Transfection of mammalian CV1 cells with a recombinant M-gene pTM1 plasmid, driven by vaccinia virus-expressed phage T7 polymerase, resulted in the expression of matrix (M) protein, which is progressively released from the exterior surface of the transfected-cell plasma membrane. Exocytosis of M protein begins 2 to 4 h posttransfection and reaches a peak by 10 to 16 h posttransfection; dye uptake studies reveal that > 97% of cells are alive and have intact membranes at 16 h posttransfection. Density gradient centrifugation and labeling with radioactive palmitic acid revealed that the M protein is released from cells in association with lipid vesicles. Expression of M-gene deletion mutants suggests that exocytosis of M protein requires the presence of a membrane-binding site at N-terminal amino acids 1 to 50. Cells transfected with the pTM1 plasmid containing the M gene of the temperature-sensitive mutant tsO23 expressed ample quantities of the mutant M protein at permissive (31 degrees C) and restrictive (39 degrees C) temperatures, but the exocytosis of the mutant M protein occurred only at the permissive temperature.

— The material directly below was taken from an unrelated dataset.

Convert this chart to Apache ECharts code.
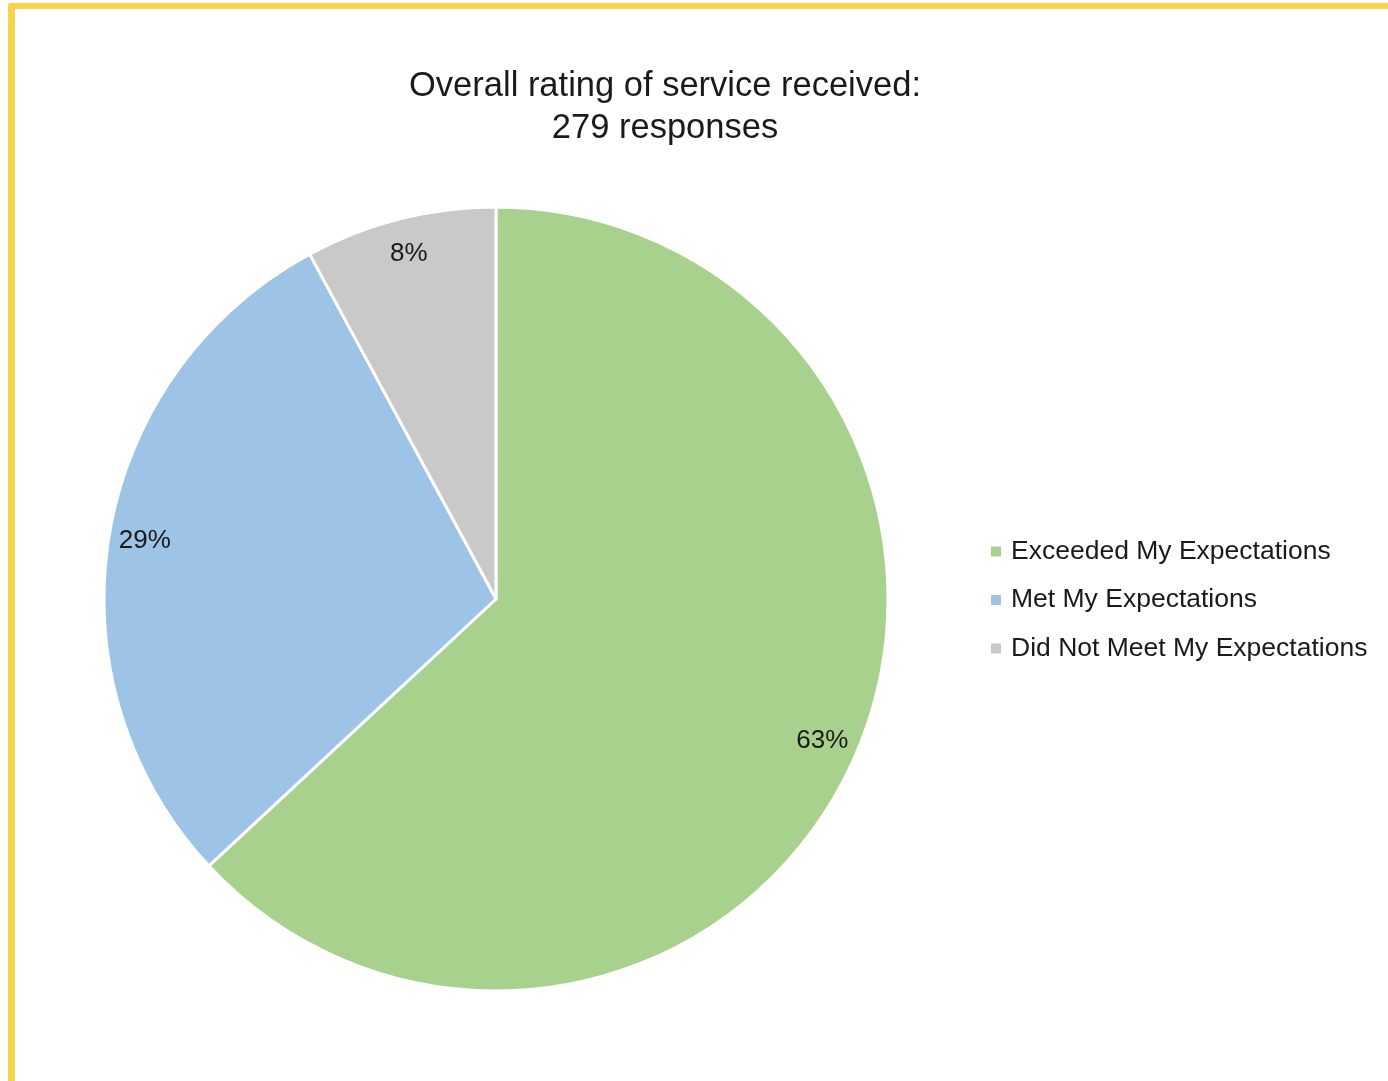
<!DOCTYPE html>
<html>
<head>
<meta charset="utf-8">
<script src="https://cdn.jsdelivr.net/npm/echarts@6/dist/echarts.min.js"></script>
<style>
	html, body { margin: 0; padding: 0; background: #fff; }
	#frame {
		position: absolute; left: 8px; top: 3px; width: 1500px; height: 1200px;
		border-top: 6px solid #F8D44C; border-left: 7px solid #F8D44C;
		border-top-left-radius: 3px;
	}
	#main { position: absolute; left: 0; top: 0; width: 1388px; height: 1081px; }
</style>
</head>
<body>
<div id="frame"></div>
<div id="main"></div>
<script>
	// 279 responses in total
	var categories = ['Exceeded My Expectations', 'Met My Expectations', 'Did Not Meet My Expectations'];
	var responses = [176, 81, 22];
	var colors = ['#A9D18E', '#9DC3E6', '#C9C9C9'];

	var fontName = '"Liberation Sans Narrow", "Liberation Sans", sans-serif';

	var pieData = categories.map(function(name, i) {
		return { name: name, value: responses[i], itemStyle: { color: colors[i] } };
	});

	var myChart = echarts.init(document.getElementById('main'));
	var option = {
		animation: false,
		title: {
			text: 'Overall rating of service received:\n279 responses',
			left: 660,
			textAlign: 'center',
			top: 60,
			textStyle: {
				fontFamily: fontName,
				fontSize: 34.5,
				fontWeight: 'normal',
				color: '#1a1a1a',
				lineHeight: 42
			}
		},
		legend: {
			orient: 'vertical',
			left: 986,
			top: 533,
			itemWidth: 10,
			itemHeight: 10,
			itemGap: 21.5,
			icon: 'rect',
			itemStyle: { borderWidth: 0 },
			data: categories,
			textStyle: {
				fontFamily: fontName,
				fontSize: 26.5,
				color: '#1a1a1a',
				padding: [0, 0, 0, 5]
			}
		},
		series: [{
			name: 'rating',
			type: 'pie',
			center: [496, 599],
			radius: [0, 392],
			startAngle: 90,
			clockwise: true,
			itemStyle: {
				borderColor: '#fff',
				borderWidth: 3
			},
			label: { show: false },
			labelLine: { show: false },
			emphasis: { disabled: true },
			data: pieData
		}, {
			// transparent ring that only carries the labels near the rim
			name: 'labels',
			type: 'pie',
			center: [496, 599],
			radius: [314, 392],
			startAngle: 90,
			clockwise: true,
			silent: true,
			itemStyle: { color: 'rgba(0,0,0,0)', borderWidth: 0 },
			label: {
				show: true,
				position: 'inside',
				formatter: function(p) { return Math.round(p.percent) + '%'; },
				fontFamily: fontName,
				fontSize: 26,
				color: '#1a1a1a'
			},
			labelLine: { show: false },
			emphasis: { disabled: true },
			data: categories.map(function(name, i) {
				return { name: name, value: responses[i] };
			})
		}]
	};
	myChart.setOption(option);
</script>
</body>
</html>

The tsO23 M gene has three site-specific mutations resulting in amino acid substitutions at residues 21, 111, and 227. Expression of wild-type and mutant M genes with mutations or revertants at each of these sites resulted in exocytosis of M protein at the nonpermissive temperature only when wild-type leucine was present at residue 111, but M-protein exocytosis was restricted (to some extent even at the permissive temperature) when mutant phenylalanine was present at residue 111. Past and present data indicate that a specific structural conformation of the M protein is responsible for the formation and budding of vesicles, a property of the M protein which probably also promotes vesicular stomatitis virus assembly and budding of virions from host cells.